Notes are not like buildings or paintings, they have no lasting objective meaning, no unalterable presence. Of course, there is the score, the sheet of music filled with more or less exact and detailed indications by the composer, who was able to encrypt his musical thoughts through the centuries, like a map which is supposed to point us musical wanderers the way to the work of art. Despite being only a thousand years old, written notation has conserved an enormous richness of musical works of art for us.

However, we know only too well that the far greater part of all the music ever thought up by human minds represents a continent forever lost to us, for the simple reason that it was never notated, but passed on orally, ultimately disappearing. And therein, we get an inkling of the fundamental problem, and at the same time the true meaning of interpretation: every musical work of art must be brought to life continuously. Time and again, it must be illuminated, gauged and, quite simply, understood. In doing so, it is not necessarily the novelty of what is being said, but the degree of inner necessity, the humanity, the expressive power that determine the relevance of an interpretation. And then there is another, deeper meaning: our innermost is the true content of music, the subjective, and this can only ever be rendered by someone who puts his own subjective innermost into the work of art. In short, therefore, the composer’s inner life must be conveyed by the inner life of the interpreter in order to reach the inner life of the listener. Music cannot express itself, it must be brought into our present, again and again. Music must be played, that is why its meaning cannot be more than a possibility of being discovered by the interpreter. For this reason, its meaning is an existence of possibilities first and foremost. On this basis, one might interpret music as a symbol of infinity.

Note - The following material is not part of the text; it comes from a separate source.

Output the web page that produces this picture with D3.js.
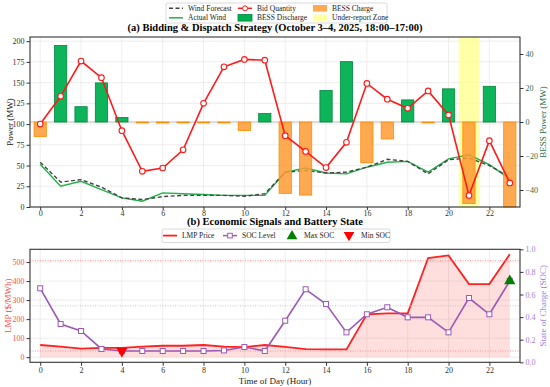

We must attune to a work of art, no matter its nature; it is a closed system, a closed realm, a world unto itself. This attuning requires a basic openness of all our senses, for that is the only chance a work of art has to unfold within us and have its effect. When we listen to “Early Music”, for example, with the conscious belief that it is old music and not our own innermost concern, the work of art is already lost beyond redemption. Our habit of encountering works with a historicizing attitude is dangerous, for all this does is to hinder our perception of its true message, while its deeper core remains hidden. We do not live, we merely reflect upon life. We thereby lose music, because we no longer dare to feel music alone, to encounter it in the moment. We settle for its description – if only the printed one in the programme. Of course as performers, we musicians have a special responsibility for the notated score in its purity – we have been trained, among other things, to be painstaking interpreters of the printed page, we have all the historical sources at our fingertips and the ability to “translate” it exactly. However, we should never settle for that, but keep an eye on our natural relationship with music. A composition, however, is an organism, and the only purpose of its text is to understand the composer’s original impulse, no more and no less. The fact that the work is the way it is can only be felt. It is impossible to plan every detail of a performance; the interpreter is a means to make music an immediate experience, is always present and never part of the past. Thus, interpreting is not only mastering, but also a process of living with, in and within the music. To us, a performance is always about experience and internalization of the music, not just about insight. This is the only way of encountering the “present” in music, by making the time of listening the same as the time of the music. Music often causes us to forget our sense of time, and time becomes meaningless. Only art is able to engender a feeling of “eternity” in this situation – thereby creating something which is impossible in life.